The rules regarding processing and adjudication of applications for one year multiple entry Thai visas appear to have changed. The following was recently posted on the official website of the Honorary Thai Consulate in Birmingham, UK:

With immediate effect all Non-Immigrant Multiple Entry visas can not be issued on the same day, as we require authorisation from the Royal Thai Embassy  in London. Once approval has been granted the visa will be issued.
If your application is declined you will be informed.
Please ensure we have your UK contact telephone number.
All other visas will be issued on the same day as usual  providing we have all the correct documentation.

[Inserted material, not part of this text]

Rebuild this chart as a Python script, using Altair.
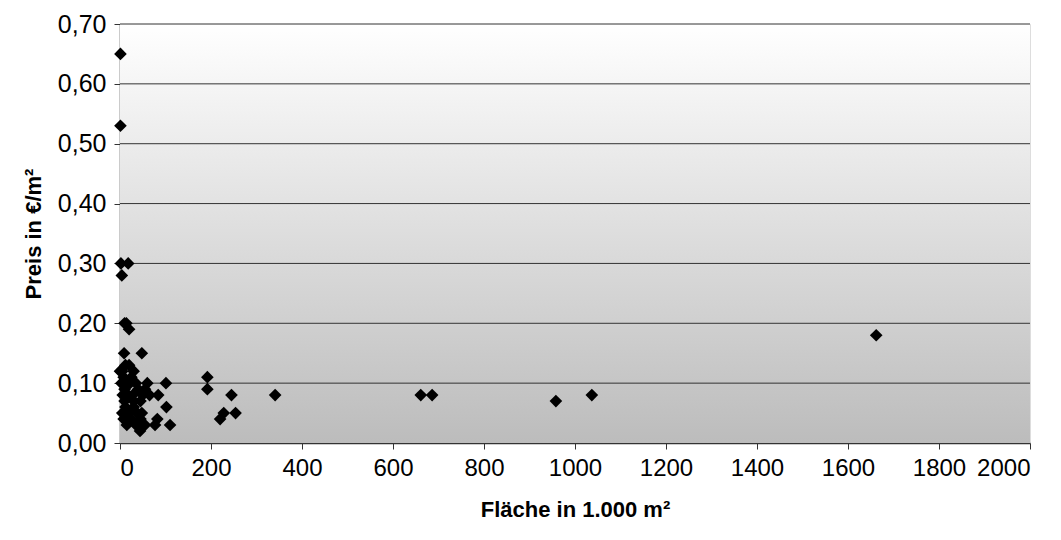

Although the procedural change noted above may not negatively affect Thai visa applicants, it may be an indication that Thai authorities are more diligently scrutinizing long term visa applications. Some visa issuance procedures have been in a state of flux for some time now, as many Royal Thai Honorary Consulates in the United States have already placed information on their websites which states that only 90 day Thai business visas will be issued and those wishing to remain longer in the Kingdom of Thailand must make a request for a Thai work permit and Thai visa extension.

As noted above, in the past it was possible to obtain one year multiple entry Thai visas from some Honorary Thai Consulates in as little as a day. However, as new non-immigrant multiple entry visa applications appear to be subject to increased scrutiny from Thai Consular Officers it could be argued that more long term Thai visa applications may be denied in the future.

The posting of these processing changes have come shortly after recent reports that Thai visa stickers destined for Thai Embassies and Consulates abroad went missing and that some foreign nationals in Thailand had been found with previously unaccounted for stickers in their passports. Perhaps Thai authorities are implementing stricter visa processing and adjudication rules in an attempt to curtail immigration fraud, or these rule changes could simply be the result of the naturally evolving state of Thai immigration policy. On a related note, it was recently reported that Thai immigration officials are thinking of implementing new E-visa procedures at the various Thai Consulates and Embassies around the world in order to maintain more security in the visa process. In any case, it appears that those seeking long term Thai visas from Thai Consulates and Embassies abroad will see their applications examined more closely compared to the past.